Policy changes aim to inspire trust

The policy — available online — outlines where each faculty member falls among the three responsibilities. Among the designated reporters are members of the Board of Trustees, the president, vice presidents, associate and assistant athletic directors, all coaches of NCAA intercollegiate sports, the Title IX Coordinator and more.

“We have still obligated everyone with something, and we believe the changes will lead to more students feeling safe to share, and even make reports,” Heroy says. “We want all employees to engage with students and be a part of the solution.”

Hanson says she is encouraged that student experiences shared in the classroom are now an exception to required reporting. “In class students often bring up their experiences and want to be able feel comfortable talking about it,” she says. “It’s a good step for teachers to know they won’t be forced to share everything.”

Other exceptions for designated reporting include experiences shared during public awareness events —including SWAT presentations and “survivor speak-outs” — and during institution-reviewed research studies focused on prohibited discrimination.

Zanninovich says SWAT feels that educating students on the changes in the policy is key, and so they plan to add information about the new policy into their workshops and scripts.

“This new policy will only be good for students if they are aware of it.

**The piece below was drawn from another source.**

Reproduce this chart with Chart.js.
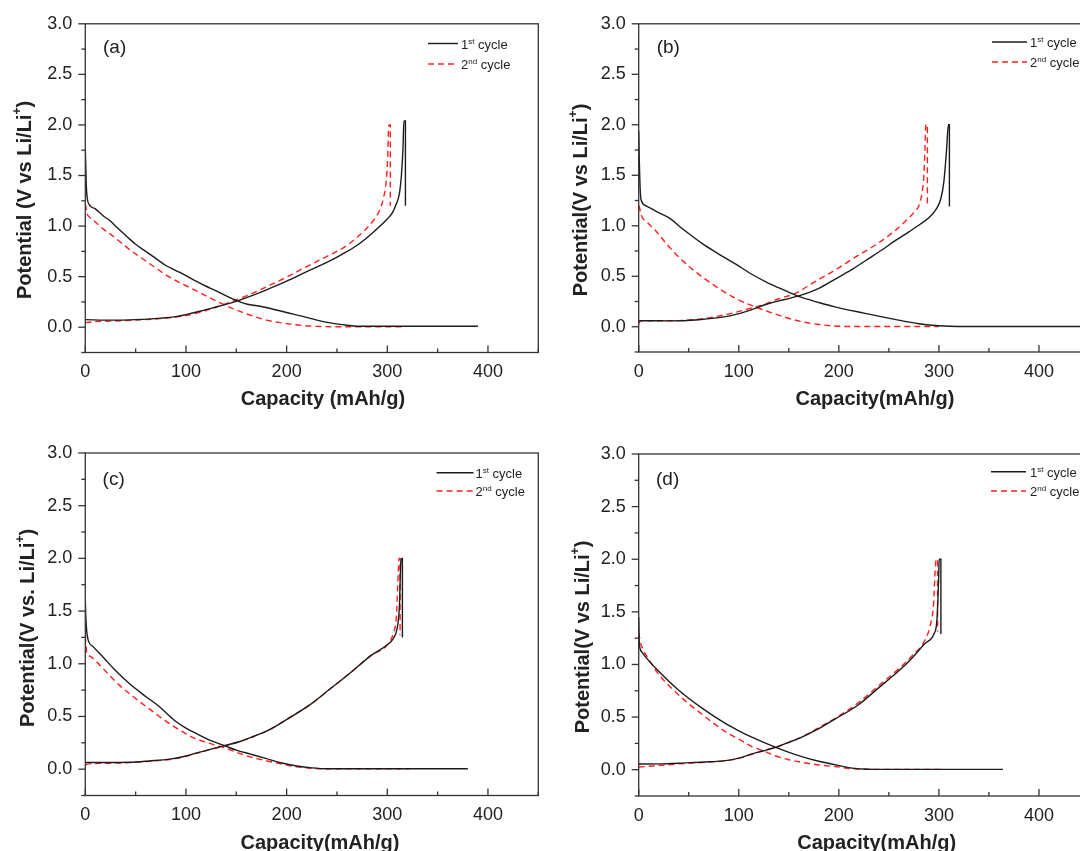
<!DOCTYPE html>
<html>
<head>
<meta charset="utf-8">
<script src="https://cdn.jsdelivr.net/npm/chart.js@4.4.1/dist/chart.umd.min.js"></script>
<style>
html, body { margin: 0; padding: 0; background: #fff; overflow: hidden; width: 1080px; height: 851px; }
canvas { position: absolute; }
</style>
</head>
<body>
<canvas id="chartA" width="548" height="428" style="left:0px;top:0px"></canvas>
<canvas id="chartB" width="545" height="428" style="left:553px;top:0px"></canvas>
<canvas id="chartC" width="548" height="440" style="left:0px;top:428px"></canvas>
<canvas id="chartD" width="545" height="440" style="left:553px;top:428px"></canvas>
<script>
// Galvanostatic charge/discharge profiles, [capacity mAh/g, potential V]
const aCycle1Discharge = [[0,1.77],[1,1.4],[2,1.27],[4,1.21],[10,1.17],[18,1.1],[25,1.05],[30,1.0],[42,0.89],[50,0.82],[60,0.75],[70,0.68],[80,0.61],[90,0.56],[100,0.51],[110,0.455],[120,0.405],[130,0.36],[140,0.31],[150,0.265],[160,0.23],[175,0.205],[190,0.17],[200,0.145],[215,0.11],[230,0.07],[245,0.04],[260,0.02],[270,0.01],[300,0.01],[350,0.01],[390,0.01]];
const aCycle1Charge = [[0,0.075],[25,0.07],[50,0.075],[75,0.09],[90,0.105],[100,0.125],[115,0.16],[130,0.2],[150,0.255],[165,0.31],[180,0.37],[200,0.455],[220,0.55],[240,0.64],[255,0.72],[270,0.81],[285,0.93],[298,1.05],[305,1.13],[309,1.22],[312,1.32],[314,1.5],[315.5,1.75],[316.5,2.04],[318,2.04],[318,1.2]];
const aCycle2Discharge = [[0,1.22],[2,1.12],[5,1.08],[10,1.04],[18,0.97],[25,0.92],[35,0.84],[45,0.76],[55,0.69],[65,0.62],[78,0.53],[90,0.46],[100,0.41],[112,0.35],[124,0.29],[135,0.235],[150,0.17],[165,0.115],[180,0.07],[200,0.036],[215,0.018],[230,0.008],[250,0.005],[315,0.005]];
const aCycle2Charge = [[0,0.045],[10,0.055],[25,0.06],[50,0.07],[75,0.085],[90,0.1],[100,0.115],[115,0.15],[130,0.2],[150,0.27],[165,0.33],[180,0.4],[200,0.495],[220,0.6],[240,0.7],[257,0.79],[270,0.89],[285,1.04],[292,1.15],[296,1.27],[299,1.45],[300.5,1.7],[301.5,2.0],[303,2.0],[303,1.2]];

const bCycle1Discharge = [[0,1.94],[0.6,1.64],[1.3,1.4],[2.3,1.26],[7,1.2],[18,1.14],[30,1.08],[45,0.96],[64,0.82],[80,0.72],[97,0.62],[113,0.52],[130,0.43],[146,0.36],[161.5,0.295],[180,0.24],[196,0.197],[225,0.135],[256,0.073],[280,0.03],[300,0.01],[320,0.003],[450,0.003]];
const bCycle1Charge = [[0,0.06],[10,0.06],[30,0.058],[60,0.07],[87,0.1],[107,0.15],[130,0.23],[146,0.27],[161.5,0.31],[180,0.38],[196,0.47],[212,0.56],[229,0.67],[243,0.76],[256,0.85],[270,0.94],[282,1.02],[290,1.08],[297,1.16],[302,1.27],[305,1.44],[307.5,1.73],[309.5,2.0],[310.5,2.0],[310.5,1.19]];
const bCycle2Discharge = [[0,1.2],[0.6,1.19],[2.3,1.11],[8,1.04],[17,0.95],[27,0.83],[37,0.72],[50,0.6],[64,0.49],[80,0.38],[97,0.28],[113,0.21],[130,0.148],[146,0.095],[163,0.05],[180,0.022],[196,0.007],[215,0.002],[300,0.002]];
const bCycle2Charge = [[0,0.03],[2,0.06],[30,0.06],[60,0.075],[87,0.12],[107,0.17],[125,0.22],[141,0.28],[156.5,0.33],[175,0.44],[196,0.56],[215,0.68],[235,0.8],[256,0.95],[266,1.04],[275,1.13],[280,1.2],[283,1.32],[285,1.5],[286,1.75],[287,2.0],[288.5,2.0],[288.5,1.2]];

const cCycle1Discharge = [[0,1.6],[0.5,1.45],[1.5,1.3],[3,1.22],[8,1.16],[18,1.06],[28,0.955],[44,0.81],[60,0.69],[74,0.59],[89,0.46],[100,0.39],[112,0.33],[125,0.27],[139,0.22],[150,0.18],[164,0.143],[180,0.1],[193,0.063],[210,0.03],[225,0.012],[240,0.004],[300,0.004],[380,0.004]];
const cCycle1Charge = [[0,0.063],[20,0.063],[44,0.065],[64,0.078],[84,0.095],[98,0.12],[111,0.155],[125,0.19],[139,0.225],[153,0.26],[167,0.31],[180,0.36],[193,0.43],[205,0.5],[223,0.61],[243,0.76],[264,0.92],[284,1.08],[300,1.18],[306,1.24],[310,1.35],[312,1.54],[313.5,1.98],[314.5,2.0],[315,2.0],[315,1.25]];
const cCycle2Discharge = [[0,1.26],[1.4,1.11],[5,1.07],[14.6,0.985],[34,0.795],[50,0.67],[61,0.59],[84,0.43],[107,0.3],[122,0.25],[137,0.206],[160,0.127],[175,0.09],[193,0.053],[210,0.022],[225,0.008],[240,0.003],[322,0.003]];
const cCycle2Charge = [[0,0.04],[3,0.05],[20,0.055],[44,0.062],[64,0.075],[84,0.092],[98,0.118],[111,0.152],[125,0.188],[139,0.222],[153,0.26],[167,0.31],[180,0.36],[193,0.43],[205,0.5],[223,0.61],[243,0.76],[264,0.92],[284,1.08],[300,1.18],[306,1.29],[309,1.45],[311,1.89],[311.6,2.0],[312.7,2.0],[312.7,1.27]];

const dCycle1Discharge = [[0,1.45],[0.3,1.3],[0.6,1.2],[3,1.12],[7,1.07],[20.5,0.93],[40,0.755],[64,0.58],[87,0.437],[100,0.37],[113,0.31],[137,0.213],[163,0.124],[180,0.08],[196,0.048],[210,0.02],[225,0.006],[235,0.003],[364,0.003]];
const dCycle1Charge = [[0,0.054],[20,0.055],[47,0.065],[70,0.075],[87,0.086],[100,0.11],[113,0.15],[125,0.18],[137,0.213],[150,0.26],[163,0.31],[180,0.39],[196,0.48],[220,0.62],[240,0.78],[260,0.94],[273,1.06],[286,1.2],[295,1.29],[298,1.42],[299.7,1.8],[300.3,2.0],[302,2.0],[302,1.29]];
const dCycle2Discharge = [[0,1.3],[1.5,1.22],[4,1.15],[10,1.05],[20.5,0.9],[40,0.71],[64,0.52],[87,0.36],[100,0.29],[113,0.22],[127,0.17],[137,0.13],[150,0.095],[163,0.07],[180,0.045],[196,0.03],[213,0.01],[230,0.003],[305,0.003]];
const dCycle2Charge = [[0,0.025],[20,0.04],[47,0.06],[70,0.072],[87,0.085],[100,0.108],[113,0.145],[127,0.19],[137,0.213],[150,0.26],[163,0.31],[180,0.4],[200,0.51],[220,0.64],[240,0.8],[260,0.96],[273,1.08],[286,1.23],[291,1.36],[294.7,1.58],[296.3,1.9],[297.3,2.0],[298.7,2.0],[298.7,1.31]];

const xTicksMajor = [0, 100, 200, 300, 400];
const yTicksMajor = [0, 0.5, 1.0, 1.5, 2.0, 2.5, 3.0];
const legendLabels = [['1', 'st', ' cycle'], ['2', 'nd', ' cycle']];

const FONT = '"Liberation Sans", Arial, sans-serif';
const INK = '#222';
const BLACK_LINE = '#1c1c1c';
const RED_LINE = '#ff1f1f';

function toPoints(discharge, charge) {
    const pts = discharge.map(([x, y]) => ({ x, y }));
    pts.push({ x: charge[0][0], y: null });
    charge.forEach(([x, y]) => pts.push({ x, y }));
    return pts;
}

// draw a run of text pieces where some are raised superscripts
function drawPieces(ctx, pieces, x, y, align) {
    let total = 0;
    pieces.forEach(p => { ctx.font = p.font; total += ctx.measureText(p.t).width; });
    let cx = align === 'center' ? x - total / 2 : x;
    ctx.textBaseline = 'alphabetic';
    ctx.textAlign = 'left';
    pieces.forEach(p => {
        ctx.font = p.font;
        ctx.fillText(p.t, cx, y - (p.rise || 0));
        cx += ctx.measureText(p.t).width;
    });
}

function decorPlugin(cfg) {
    const ox = cfg.canvas.left, oy = cfg.canvas.top;
    return {
        id: 'panelDecor',
        afterDraw(chart) {
            const ctx = chart.ctx;
            const area = chart.chartArea;
            const xs = chart.scales.x, ys = chart.scales.y;
            ctx.save();

            // frame
            ctx.strokeStyle = '#333';
            ctx.lineWidth = 1.3;
            ctx.strokeRect(area.left, area.top, area.right - area.left, area.bottom - area.top);

            // y ticks point outward, x ticks point into the plot
            ys.ticks.forEach(t => {
                const py = ys.getPixelForValue(t.value);
                const major = yTicksMajor.some(v => Math.abs(v - t.value) < 1e-6);
                ctx.beginPath();
                ctx.moveTo(area.left, py);
                ctx.lineTo(area.left - (major ? 7 : 4), py);
                ctx.stroke();
            });
            xs.ticks.forEach(t => {
                const px = xs.getPixelForValue(t.value);
                const major = xTicksMajor.includes(t.value);
                ctx.beginPath();
                ctx.moveTo(px, area.bottom);
                ctx.lineTo(px, area.bottom - (major ? 7 : 4));
                ctx.stroke();
            });

            ctx.fillStyle = INK;

            // panel letter
            ctx.font = '19px ' + FONT;
            ctx.textAlign = 'left';
            ctx.textBaseline = 'middle';
            ctx.fillText(cfg.letter, cfg.labelPos[0] - ox, cfg.labelPos[1] - oy);

            // legend
            const lg = cfg.legend;
            chart.data.datasets.forEach((ds, i) => {
                const ly = (i === 0 ? lg.y1 : lg.y2) - oy;
                ctx.strokeStyle = ds.borderColor;
                ctx.lineWidth = 1.4;
                ctx.setLineDash(ds.borderDash || []);
                ctx.beginPath();
                ctx.moveTo(lg.x1 - ox, ly);
                ctx.lineTo(lg.x2 - ox, ly);
                ctx.stroke();
                ctx.setLineDash([]);
                const [num, sup, rest] = legendLabels[i];
                drawPieces(ctx, [
                    { t: num, font: '13px ' + FONT },
                    { t: sup, font: '8px ' + FONT, rise: 5 },
                    { t: rest, font: '13px ' + FONT }
                ], lg.tx - ox, ly + 5, 'left');
            });

            // axis titles
            ctx.fillStyle = INK;
            drawPieces(ctx, [{ t: cfg.xTitle, font: 'bold 20px ' + FONT }],
                cfg.xTitlePos[0] - ox, cfg.xTitlePos[1] - oy + 7, 'center');

            ctx.translate(cfg.yTitlePos[0] - ox + 7, cfg.yTitlePos[1] - oy);
            ctx.rotate(-Math.PI / 2);
            drawPieces(ctx, [
                { t: cfg.yTitle, font: 'bold 20px ' + FONT },
                { t: '+', font: 'bold 12px ' + FONT, rise: 10 },
                { t: ')', font: 'bold 20px ' + FONT }
            ], 0, 0, 'center');

            ctx.restore();
        }
    };
}

function makePanel(id, cfg, cycle1, cycle2) {
    const c = cfg.canvas, a = cfg.area;
    new Chart(document.getElementById(id), {
        type: 'scatter',
        data: {
            datasets: [
                {
                    label: '1st cycle',
                    data: toPoints(cycle1[0], cycle1[1]),
                    borderColor: BLACK_LINE,
                    borderWidth: 1.4
                },
                {
                    label: '2nd cycle',
                    data: toPoints(cycle2[0], cycle2[1]),
                    borderColor: RED_LINE,
                    borderWidth: 1.4,
                    borderDash: [6, 4]
                }
            ]
        },
        options: {
            responsive: false,
            animation: false,
            showLine: true,
            spanGaps: false,
            elements: {
                point: { radius: 0, hoverRadius: 0 },
                line: { cubicInterpolationMode: 'monotone', fill: false }
            },
            layout: {
                padding: { top: a.t - c.top, right: c.left + c.width - a.r, left: 0, bottom: 0 }
            },
            plugins: {
                legend: { display: false },
                tooltip: { enabled: false }
            },
            scales: {
                x: {
                    type: 'linear',
                    min: 0,
                    max: 450,
                    afterFit: s => { s.height = c.top + c.height - a.b; },
                    grid: { display: false, drawTicks: false },
                    border: { display: false },
                    ticks: {
                        stepSize: 50,
                        padding: 9,
                        color: INK,
                        font: { family: FONT, size: 18 },
                        maxRotation: 0,
                        autoSkip: false,
                        callback: v => xTicksMajor.includes(v) ? String(v) : ''
                    }
                },
                y: {
                    type: 'linear',
                    min: -0.25,
                    max: 3.0,
                    afterFit: s => { s.width = a.l - c.left; },
                    grid: { display: false, drawTicks: false },
                    border: { display: false },
                    ticks: {
                        stepSize: 0.25,
                        padding: 13,
                        color: INK,
                        font: { family: FONT, size: 18 },
                        autoSkip: false,
                        callback: v => yTicksMajor.some(m => Math.abs(m - v) < 1e-6) ? v.toFixed(1) : ''
                    }
                }
            }
        },
        plugins: [decorPlugin(cfg)]
    });
}

makePanel('chartA', {
    canvas: { left: 0, top: 0, width: 548, height: 428 },
    area: { l: 85.3, t: 21.5, r: 538.3, b: 352.5 },
    letter: '(a)', labelPos: [103, 48],
    legend: { x1: 428, x2: 458, y1: 43.5, y2: 64, tx: 461 },
    xTitle: 'Capacity (mAh/g)', xTitlePos: [323, 398],
    yTitle: 'Potential (V vs Li/Li', yTitlePos: [23.5, 200]
}, [aCycle1Discharge, aCycle1Charge], [aCycle2Discharge, aCycle2Charge]);

makePanel('chartB', {
    canvas: { left: 553, top: 0, width: 545, height: 428 },
    area: { l: 638.7, t: 21, r: 1091, b: 352 },
    letter: '(b)', labelPos: [656.7, 48],
    legend: { x1: 992, x2: 1027, y1: 42, y2: 62, tx: 1030 },
    xTitle: 'Capacity(mAh/g)', xTitlePos: [875, 398],
    yTitle: 'Potential(V vs Li/Li', yTitlePos: [580, 200]
}, [bCycle1Discharge, bCycle1Charge], [bCycle2Discharge, bCycle2Charge]);

makePanel('chartC', {
    canvas: { left: 0, top: 428, width: 548, height: 440 },
    area: { l: 85.3, t: 453, r: 538.3, b: 795.5 },
    letter: '(c)', labelPos: [102.6, 479.3],
    legend: { x1: 436.6, x2: 473.5, y1: 472.7, y2: 491, tx: 475.5 },
    xTitle: 'Capacity(mAh/g)', xTitlePos: [320, 841.7],
    yTitle: 'Potential(V vs. Li/Li', yTitlePos: [27, 628]
}, [cCycle1Discharge, cCycle1Charge], [cCycle2Discharge, cCycle2Charge]);

makePanel('chartD', {
    canvas: { left: 553, top: 428, width: 545, height: 440 },
    area: { l: 638.7, t: 454, r: 1091, b: 796 },
    letter: '(d)', labelPos: [656, 479.3],
    legend: { x1: 991, x2: 1026, y1: 471.7, y2: 491, tx: 1030 },
    xTitle: 'Capacity(mAh/g)', xTitlePos: [876.7, 841.7],
    yTitle: 'Potential(V vs Li/Li', yTitlePos: [581.7, 637]
}, [dCycle1Discharge, dCycle1Charge], [dCycle2Discharge, dCycle2Charge]);
</script>
</body>
</html>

It won’t do what people wanted if it isn’t shared,” she says.

“The old policy was well-intended and wanted to get students help, but the ‘have to’ with reporting wasn’t good for everybody who experienced some form of sexual misconduct,” Zanninovich says. “Now, this policy seems student-centered and we have hope it will lead more students to feel safe to share at any level and get support — and at the end of the day, that is the most important thing.”